New and repowered wind farms can bid for government subsidy contracts (EEG) in quarterly auctions.

Offshore Wind

The offshore wind market is split into different types of auctions, one for projects that want government support through the EEG and one for subsidy-free projects.

Similar to the EEG system, projects need to compete in an auction process by bidding a price per Megawatt hour. Historically, most parties asked for very low support levels or even €0/MWh. But in last year’s auction, applicants (oil and gas majors) offered to pay the government for licenses for the first time.

The government has also set aside areas for subsidy-free projects with pre-determined capacities. Licences are granted based on such criteria as environmental impact or how many vocational training places are being created.

Solar PV

The German government plans to increase the installed capacity of solar PV from ca. 70 GW today to 250 GW by 2030. The goal is to split the increase 50/50 between ground-mounted solar and roof-top PV. Dedicated land has been set aside for new projects, and network operators must connect new plants.

The qualification criteria for the government support scheme EEG are stringent, and most projects don’t qualify. As a result, most asset owners choose to get PPAs instead.

The project finance market for <50MWp projects is dominated by smaller banks, and the KfW loan programme offers more favourable interest rates than most commercial banks can offer on their own.

While the renewable energy legislation allows for the installation of AgriPV plants, only a few pilot projects have been realised. The EEG support level is too low to cover the increased costs of AgriPV schemes compared to ground-mounted plants. A separate auction system for AgriPV is being considered as a result of this.

Green Hydrogen

The first projects are being developed, but there are still several uncertainties around how much demand there is, as the industrial sector has only started the transition.

An additional complication is EU directives, which state that renewable energy needs to come from newly installed capacity and that a direct agreement between the generator and the hydrogen producer needs to be in place.

Battery Storage

Germany is highly interconnected with its neighbours. For a long time, the government focused on the build-out of the transmission network. The battery storage sector is, therefore, still in its infancy.

Three types of projects are currently being built in Germany:

  • co-located batteries to sell power during the evening peak

  • large-scale batteries for the balancing market

  • transmission line connected batteries operated by the line owners

The revenue opportunities are somewhat limited as Germany doesn’t have a capacity market, and batteries can’t bid for frequency response services.

My Thoughts

Germany was one of the pioneers in Europe regarding subsidy schemes for renewable energy projects. But this is only half of the story, as the government looked at the same time to coal, lignite, and (Russian) natural gas to secure a stable baseload supply of electricity. The need to decarbonise and the war in Ukraine have upended this strategy.
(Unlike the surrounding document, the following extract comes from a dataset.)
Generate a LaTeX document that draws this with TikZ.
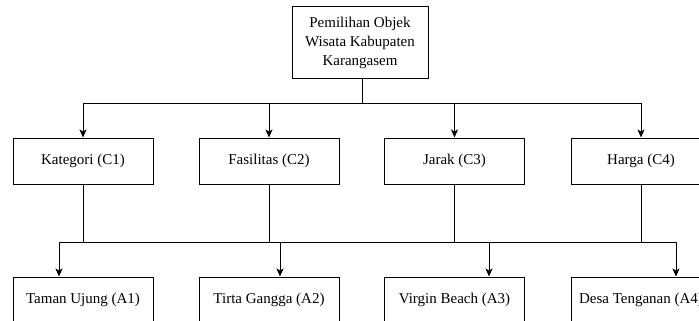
\documentclass[tikz,border=0pt]{standalone}
\usepackage{fontspec}
\setmainfont{Liberation Serif}
\usetikzlibrary{arrows.meta}
\begin{document}
\begin{tikzpicture}[x=1pt,y=1pt,
  box/.style={draw, line width=1pt, minimum width=140pt, minimum height=46pt, inner sep=0pt, font=\fontsize{15}{19}\selectfont, align=center},
  conn/.style={line width=1pt},
  arr/.style={line width=1pt, -{Stealth[length=8pt,width=7pt,inset=2pt]}}]
\clip (0,0) rectangle (699,-321);
\node[box, minimum width=136pt, minimum height=72pt] (top) at (360,-43) {Pemilihan Objek\\Wisata Kabupaten\\Karangasem};
\node[box] (C1) at (83,-161) {Kategori (C1)};
\node[box] (C2) at (269,-161) {Fasilitas (C2)};
\node[box] (C3) at (454.5,-161) {Jarak (C3)};
\node[box] (C4) at (641,-161) {Harga (C4)};
\node[box] (A1) at (83,-300) {Taman Ujung (A1)};
\node[box] (A2) at (269,-300) {Tirta Gangga (A2)};
\node[box] (A3) at (454.5,-300) {Virgin Beach (A3)};
\node[box] (A4) at (641,-300) {Desa Tenganan (A4)};
\coordinate (t) at (362,-103);
\coordinate (a1) at (59,-242);
\coordinate (a2) at (280,-242);
\coordinate (a3) at (489,-242);
\coordinate (a4) at (676,-242);
\draw[conn] (top.south -| t) -- (t);
\draw[arr] (t) -| (C1.north);
\draw[arr] (t) -| (C2.north);
\draw[arr] (t) -| (C3.north);
\draw[arr] (t) -| (C4.north);
\draw[conn] (a1) -- (a4);
\draw[conn] (C1.south) -- (C1.south |- a1);
\draw[conn] (C2.south) -- (C2.south |- a1);
\draw[conn] (C3.south) -- (C3.south |- a1);
\draw[conn] (C4.south) -- (C4.south |- a1);
\draw[arr] (a1) -- (a1 |- A1.north);
\draw[arr] (a2) -- (a2 |- A2.north);
\draw[arr] (a3) -- (a3 |- A3.north);
\draw[arr] (a4) -- (a4 |- A4.north);
\end{tikzpicture}
\end{document}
Despite these changes, politicians haven’t really adjusted their thinking. They still push aggressively to expand renewable energy capacity while betting on natural gas and hydrogen to guarantee the supply of baseload.

The renewable energy market, especially wind and solar, is very attractive and attracts increasing foreign investments. In my opinion, the biggest risks are that many of the new gas and hydrogen projects become stranded assets when market demand fails to materialise.